You know endorphins are released when you check off an item on a to-do list? Same thing happens when you reach your daily writing goal. I felt wonderful! Accomplished. I’d done it. I’d moved forward in my rewrite. I could do this. If I did this every day, I’d finish my rewrite sooner rather than later.

Now, I reserve the right to write more than 500 words a day if I want to – and hopefully I will. But how freeing and wonderful it feels on those tough or busy days to meet my goal and then move on to other tasks, knowing I’ve already met my writing goal.

Lessons Learned:

  1. A daily writing goal sharpens my focus
  2. A daily writing goal saves me time (or keeps me from wasting time)
  3. A daily writing goal will get my draft or rewrite accomplished faster (one step at a time, one daily word quota met at a time)

So a huge THANK YOU goes out to James Scott Bell for tweeting about his daily word count goals. I have a feeling it’s going to make a huge difference in my writing life.
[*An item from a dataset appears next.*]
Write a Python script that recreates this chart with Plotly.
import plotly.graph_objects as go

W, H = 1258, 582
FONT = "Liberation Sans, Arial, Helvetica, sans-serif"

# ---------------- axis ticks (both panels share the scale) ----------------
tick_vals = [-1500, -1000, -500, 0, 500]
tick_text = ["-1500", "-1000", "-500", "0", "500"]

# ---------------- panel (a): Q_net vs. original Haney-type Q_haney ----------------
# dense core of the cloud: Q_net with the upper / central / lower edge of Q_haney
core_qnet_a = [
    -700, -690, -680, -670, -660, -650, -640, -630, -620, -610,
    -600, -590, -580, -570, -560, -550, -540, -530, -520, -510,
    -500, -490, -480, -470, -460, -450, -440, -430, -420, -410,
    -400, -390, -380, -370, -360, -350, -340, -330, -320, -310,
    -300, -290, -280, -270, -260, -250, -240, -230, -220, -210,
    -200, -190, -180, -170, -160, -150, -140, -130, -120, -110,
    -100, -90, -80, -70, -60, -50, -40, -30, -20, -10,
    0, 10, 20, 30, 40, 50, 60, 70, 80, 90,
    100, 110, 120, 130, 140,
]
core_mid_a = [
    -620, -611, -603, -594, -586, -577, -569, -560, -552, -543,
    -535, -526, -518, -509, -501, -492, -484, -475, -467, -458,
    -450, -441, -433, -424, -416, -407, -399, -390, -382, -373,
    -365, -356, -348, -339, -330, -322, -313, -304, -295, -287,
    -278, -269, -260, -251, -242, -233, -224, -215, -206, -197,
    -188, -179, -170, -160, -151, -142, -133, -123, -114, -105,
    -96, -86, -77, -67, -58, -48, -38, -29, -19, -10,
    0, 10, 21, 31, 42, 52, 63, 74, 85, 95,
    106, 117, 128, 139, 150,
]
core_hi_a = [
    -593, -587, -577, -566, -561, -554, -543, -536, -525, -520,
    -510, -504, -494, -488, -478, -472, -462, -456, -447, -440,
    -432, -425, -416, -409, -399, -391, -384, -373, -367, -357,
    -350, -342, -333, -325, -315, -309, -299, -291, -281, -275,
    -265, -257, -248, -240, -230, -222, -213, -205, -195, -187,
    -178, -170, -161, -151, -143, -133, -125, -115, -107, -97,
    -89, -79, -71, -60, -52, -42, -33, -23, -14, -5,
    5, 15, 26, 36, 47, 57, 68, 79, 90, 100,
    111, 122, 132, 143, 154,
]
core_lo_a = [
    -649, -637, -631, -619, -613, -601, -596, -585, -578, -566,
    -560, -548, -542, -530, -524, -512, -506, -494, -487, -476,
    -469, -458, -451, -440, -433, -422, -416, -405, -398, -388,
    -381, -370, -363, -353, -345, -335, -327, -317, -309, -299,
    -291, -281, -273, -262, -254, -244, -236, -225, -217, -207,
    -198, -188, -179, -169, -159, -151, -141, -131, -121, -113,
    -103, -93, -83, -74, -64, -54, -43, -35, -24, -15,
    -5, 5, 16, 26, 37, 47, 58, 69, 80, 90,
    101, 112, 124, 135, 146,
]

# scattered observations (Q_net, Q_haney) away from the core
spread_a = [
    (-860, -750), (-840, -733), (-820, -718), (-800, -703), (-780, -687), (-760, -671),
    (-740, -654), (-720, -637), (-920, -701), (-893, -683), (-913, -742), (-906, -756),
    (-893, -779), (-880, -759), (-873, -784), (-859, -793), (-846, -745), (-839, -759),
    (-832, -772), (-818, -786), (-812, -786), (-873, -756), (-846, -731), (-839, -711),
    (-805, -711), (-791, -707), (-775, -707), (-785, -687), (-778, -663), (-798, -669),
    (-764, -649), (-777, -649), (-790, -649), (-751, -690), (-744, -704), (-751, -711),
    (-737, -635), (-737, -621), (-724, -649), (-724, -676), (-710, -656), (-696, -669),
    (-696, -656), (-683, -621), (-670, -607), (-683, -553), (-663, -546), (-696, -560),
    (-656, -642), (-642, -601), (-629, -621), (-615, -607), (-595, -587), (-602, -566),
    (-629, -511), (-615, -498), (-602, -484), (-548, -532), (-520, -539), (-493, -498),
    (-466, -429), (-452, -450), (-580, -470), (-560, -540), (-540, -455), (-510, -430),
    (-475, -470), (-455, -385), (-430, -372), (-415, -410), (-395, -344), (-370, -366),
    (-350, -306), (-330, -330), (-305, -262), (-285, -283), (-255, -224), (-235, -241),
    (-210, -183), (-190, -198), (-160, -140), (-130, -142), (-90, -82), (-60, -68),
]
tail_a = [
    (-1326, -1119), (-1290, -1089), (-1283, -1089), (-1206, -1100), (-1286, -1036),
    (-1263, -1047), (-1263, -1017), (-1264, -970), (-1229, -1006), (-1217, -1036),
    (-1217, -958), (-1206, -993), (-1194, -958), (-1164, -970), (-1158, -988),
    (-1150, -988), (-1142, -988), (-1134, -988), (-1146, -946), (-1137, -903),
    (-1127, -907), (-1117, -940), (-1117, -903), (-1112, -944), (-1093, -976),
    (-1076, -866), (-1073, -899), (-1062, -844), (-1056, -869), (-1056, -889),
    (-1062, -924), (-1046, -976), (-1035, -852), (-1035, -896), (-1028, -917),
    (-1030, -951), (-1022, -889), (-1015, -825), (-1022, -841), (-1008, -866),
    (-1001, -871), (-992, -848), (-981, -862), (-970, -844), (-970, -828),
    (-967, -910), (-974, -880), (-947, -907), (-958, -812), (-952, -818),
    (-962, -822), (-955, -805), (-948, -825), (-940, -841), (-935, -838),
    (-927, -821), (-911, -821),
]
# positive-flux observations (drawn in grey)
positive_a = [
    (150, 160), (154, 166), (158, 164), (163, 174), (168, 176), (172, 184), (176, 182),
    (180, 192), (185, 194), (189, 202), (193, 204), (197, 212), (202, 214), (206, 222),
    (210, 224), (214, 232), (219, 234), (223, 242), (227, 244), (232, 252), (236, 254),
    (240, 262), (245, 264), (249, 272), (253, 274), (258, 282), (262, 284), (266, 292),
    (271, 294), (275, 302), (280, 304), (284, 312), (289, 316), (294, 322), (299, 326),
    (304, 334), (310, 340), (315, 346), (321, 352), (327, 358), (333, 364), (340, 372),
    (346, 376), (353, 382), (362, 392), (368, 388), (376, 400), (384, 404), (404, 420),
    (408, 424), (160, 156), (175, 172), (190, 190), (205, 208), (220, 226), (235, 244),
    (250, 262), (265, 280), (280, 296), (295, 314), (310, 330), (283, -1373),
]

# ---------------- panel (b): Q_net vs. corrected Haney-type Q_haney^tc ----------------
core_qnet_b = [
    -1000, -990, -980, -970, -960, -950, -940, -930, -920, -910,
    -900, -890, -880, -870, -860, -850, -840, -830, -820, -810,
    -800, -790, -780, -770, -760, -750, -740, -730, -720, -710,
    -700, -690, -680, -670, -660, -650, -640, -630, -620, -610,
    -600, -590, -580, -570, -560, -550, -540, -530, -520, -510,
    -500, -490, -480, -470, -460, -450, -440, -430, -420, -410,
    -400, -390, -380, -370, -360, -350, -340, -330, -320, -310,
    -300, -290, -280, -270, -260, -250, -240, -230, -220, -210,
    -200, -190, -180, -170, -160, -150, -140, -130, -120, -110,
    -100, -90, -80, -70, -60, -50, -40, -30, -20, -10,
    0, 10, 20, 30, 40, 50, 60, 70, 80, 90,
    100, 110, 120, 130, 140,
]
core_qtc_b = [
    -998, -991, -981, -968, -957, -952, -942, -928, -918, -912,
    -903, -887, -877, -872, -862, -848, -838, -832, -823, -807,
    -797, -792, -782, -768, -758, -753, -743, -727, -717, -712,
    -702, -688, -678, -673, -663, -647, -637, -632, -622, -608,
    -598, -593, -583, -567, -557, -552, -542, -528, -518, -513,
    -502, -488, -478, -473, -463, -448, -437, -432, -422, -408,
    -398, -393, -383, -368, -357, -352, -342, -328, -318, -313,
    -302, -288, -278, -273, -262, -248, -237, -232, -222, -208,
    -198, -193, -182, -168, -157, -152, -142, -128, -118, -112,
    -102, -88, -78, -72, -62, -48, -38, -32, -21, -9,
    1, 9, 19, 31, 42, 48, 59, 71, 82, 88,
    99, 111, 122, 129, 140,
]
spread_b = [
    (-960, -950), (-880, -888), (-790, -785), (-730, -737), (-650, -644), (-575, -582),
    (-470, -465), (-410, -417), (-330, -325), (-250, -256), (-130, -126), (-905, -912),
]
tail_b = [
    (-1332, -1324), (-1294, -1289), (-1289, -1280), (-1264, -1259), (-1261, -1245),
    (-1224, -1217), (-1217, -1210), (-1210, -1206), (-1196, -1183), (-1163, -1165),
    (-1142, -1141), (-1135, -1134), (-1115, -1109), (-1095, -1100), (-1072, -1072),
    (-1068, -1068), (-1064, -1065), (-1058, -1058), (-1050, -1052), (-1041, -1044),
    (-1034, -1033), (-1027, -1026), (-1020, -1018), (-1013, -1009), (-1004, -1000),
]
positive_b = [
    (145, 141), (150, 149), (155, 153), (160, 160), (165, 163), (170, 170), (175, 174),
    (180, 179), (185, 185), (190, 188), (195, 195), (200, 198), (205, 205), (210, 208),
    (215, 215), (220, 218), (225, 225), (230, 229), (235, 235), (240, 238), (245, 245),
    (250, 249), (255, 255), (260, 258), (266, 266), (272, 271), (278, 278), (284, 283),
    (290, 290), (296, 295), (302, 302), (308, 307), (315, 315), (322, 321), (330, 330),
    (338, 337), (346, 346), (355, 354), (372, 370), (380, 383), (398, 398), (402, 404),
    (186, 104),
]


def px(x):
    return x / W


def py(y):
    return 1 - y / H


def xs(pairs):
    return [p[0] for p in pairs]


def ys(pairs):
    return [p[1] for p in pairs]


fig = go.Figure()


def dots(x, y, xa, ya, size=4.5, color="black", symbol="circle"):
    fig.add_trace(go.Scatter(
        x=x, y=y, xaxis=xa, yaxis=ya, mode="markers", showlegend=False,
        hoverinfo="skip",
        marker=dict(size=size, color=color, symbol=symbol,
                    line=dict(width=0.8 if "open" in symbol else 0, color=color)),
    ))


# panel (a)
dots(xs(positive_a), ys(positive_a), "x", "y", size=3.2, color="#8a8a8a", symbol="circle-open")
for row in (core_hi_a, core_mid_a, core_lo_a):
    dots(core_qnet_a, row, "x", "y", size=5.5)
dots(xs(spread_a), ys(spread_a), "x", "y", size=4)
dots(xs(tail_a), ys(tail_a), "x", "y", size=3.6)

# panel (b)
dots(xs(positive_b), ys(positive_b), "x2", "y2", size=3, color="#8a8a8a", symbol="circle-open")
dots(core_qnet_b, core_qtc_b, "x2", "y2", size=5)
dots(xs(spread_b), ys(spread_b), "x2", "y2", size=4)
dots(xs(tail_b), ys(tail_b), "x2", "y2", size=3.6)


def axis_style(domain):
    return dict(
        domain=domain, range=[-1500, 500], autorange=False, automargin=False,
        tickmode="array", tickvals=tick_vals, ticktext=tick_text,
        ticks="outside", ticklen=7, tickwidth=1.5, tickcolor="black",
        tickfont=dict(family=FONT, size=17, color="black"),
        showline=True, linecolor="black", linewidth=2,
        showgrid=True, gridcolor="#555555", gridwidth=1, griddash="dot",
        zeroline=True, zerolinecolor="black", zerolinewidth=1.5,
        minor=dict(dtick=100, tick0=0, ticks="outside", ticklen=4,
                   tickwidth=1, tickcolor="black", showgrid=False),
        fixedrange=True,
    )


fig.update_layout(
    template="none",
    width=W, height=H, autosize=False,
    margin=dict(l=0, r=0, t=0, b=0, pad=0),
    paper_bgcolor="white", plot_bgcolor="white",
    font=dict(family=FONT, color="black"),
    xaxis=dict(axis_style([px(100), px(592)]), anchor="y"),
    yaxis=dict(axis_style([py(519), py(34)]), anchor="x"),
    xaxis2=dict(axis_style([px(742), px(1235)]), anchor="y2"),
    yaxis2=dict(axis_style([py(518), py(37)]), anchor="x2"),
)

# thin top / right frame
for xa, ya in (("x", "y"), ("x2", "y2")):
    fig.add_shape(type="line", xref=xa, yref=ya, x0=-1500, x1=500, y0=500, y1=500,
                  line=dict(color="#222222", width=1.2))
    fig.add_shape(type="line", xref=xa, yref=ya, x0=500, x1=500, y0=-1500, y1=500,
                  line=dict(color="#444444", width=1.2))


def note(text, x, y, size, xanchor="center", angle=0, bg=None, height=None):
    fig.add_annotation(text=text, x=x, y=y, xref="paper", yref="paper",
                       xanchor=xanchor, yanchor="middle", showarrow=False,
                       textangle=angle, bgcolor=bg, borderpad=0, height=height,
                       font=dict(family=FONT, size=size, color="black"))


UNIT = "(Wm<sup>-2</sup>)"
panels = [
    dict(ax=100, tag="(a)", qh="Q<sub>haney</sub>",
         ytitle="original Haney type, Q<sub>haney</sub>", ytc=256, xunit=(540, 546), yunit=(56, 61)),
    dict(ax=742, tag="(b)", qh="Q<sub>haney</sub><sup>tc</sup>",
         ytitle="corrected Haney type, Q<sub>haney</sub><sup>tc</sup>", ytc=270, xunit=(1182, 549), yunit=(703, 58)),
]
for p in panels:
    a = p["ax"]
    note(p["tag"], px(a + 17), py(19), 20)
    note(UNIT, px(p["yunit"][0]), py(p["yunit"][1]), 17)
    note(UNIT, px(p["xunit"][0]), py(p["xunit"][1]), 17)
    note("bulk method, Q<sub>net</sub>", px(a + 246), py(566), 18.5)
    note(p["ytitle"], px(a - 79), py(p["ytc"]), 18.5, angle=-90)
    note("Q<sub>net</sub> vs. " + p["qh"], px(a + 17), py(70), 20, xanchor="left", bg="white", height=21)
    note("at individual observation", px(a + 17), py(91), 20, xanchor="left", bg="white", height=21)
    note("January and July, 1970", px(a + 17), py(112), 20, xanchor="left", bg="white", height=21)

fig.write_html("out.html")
Do you have writing heroes who’ve inspired you in a special way? I’d love to hear about them in the comments section.

Happy Writing!


9 thoughts on “What James Scott Bell Taught Me About Daily Word Quotas

    • Thank you so much for stopping by, that’s awesome! As for Mr. Bell, I found his site but it doesn’t list his daily word count. How do you find that?

      • Hi Neeks, you might want to follow him on Twitter, @jamesscottbell, because he tweets about his word counts. I think he goes for at least 1000 a day, but it might be more.

      • So I’ve been reading James Scott Bell’s ‘The Art of War for Writers’ and he actually has ‘weekly’ writing quotas. That way, if you don’t get as much done one day because it’s very busy, you can make it up during the other days of the week. I still don’t know what his weekly quota is, but I’m sure it’s a lot. I’m still going to try to keep up my 500 words/day, but use that as a weekly tally, too. Happy Writing!

  1. I learned the joy of daily word counts while doing NaNoWriMo for the first time this past November. It’s been a gift to me as a writer, and a lesson I’m intently continuing as this year is closing and will embrace further in the new year.

      • I didn’t try NaNo for years for the same reasons, fear of all those words. But it wasn’t nearly as bad as I thought it would be, partly because I took it day by day. They even do the math for you. 50,000 words in 30 days comes out to 1667 words per day, which automatically sounds more manageable to me (maybe less so for someone with commitments on their time that I don’t have, like kids and spouse). It still seemed like a lot, but with an outline and taking time to do it every day, I thought I could do it.

        To your question about goals, my real goals for NaNo were to write every day (check) and to hit the 50k in the allotted 30 days(check). There was an overall goal of finishing a manuscript, but I didn’t think I had a hope of doing that in 30 days, so it was more like a December goal. I surprised myself though. I wrote a LOT more than I expected, partly aided by a long weekend and two extra days off on top of that from work (I almost never take time off, so I have a lot of vacation days banked). I found that, as November wore on, I was exceeding even my personal daily goal of 2k every day, and often by 500-1000 words. It was like hitting the pace number gave me the boost I needed to just keep running on ahead. It was fabulous. I ended November with 96,165 words, and finished my first draft of the novel (a first ever for me) on December 3rd with a total of 106.5k. Man, I feel accomplished all over again every time I get to tell the story 😀

        After giving myself a couple weeks off, I missed it so much that, with a fresh perspective on that story and a lot of changes to it (therefor a new outline), I’m diving back in for another 30 days of writing. I meant it when I used the word Joy. I think I’m an addict now. Do they have a 12-step program for that?

  2. Incredible story, Julie. You should be proud every time you tell it! Congrats on meeting and exceeding your writing goals. And you’re right, the 1667 words per day for NaNoWriMo doesn’t sound too terribly horrible. Maybe I’ll give it a try next year. Yikes!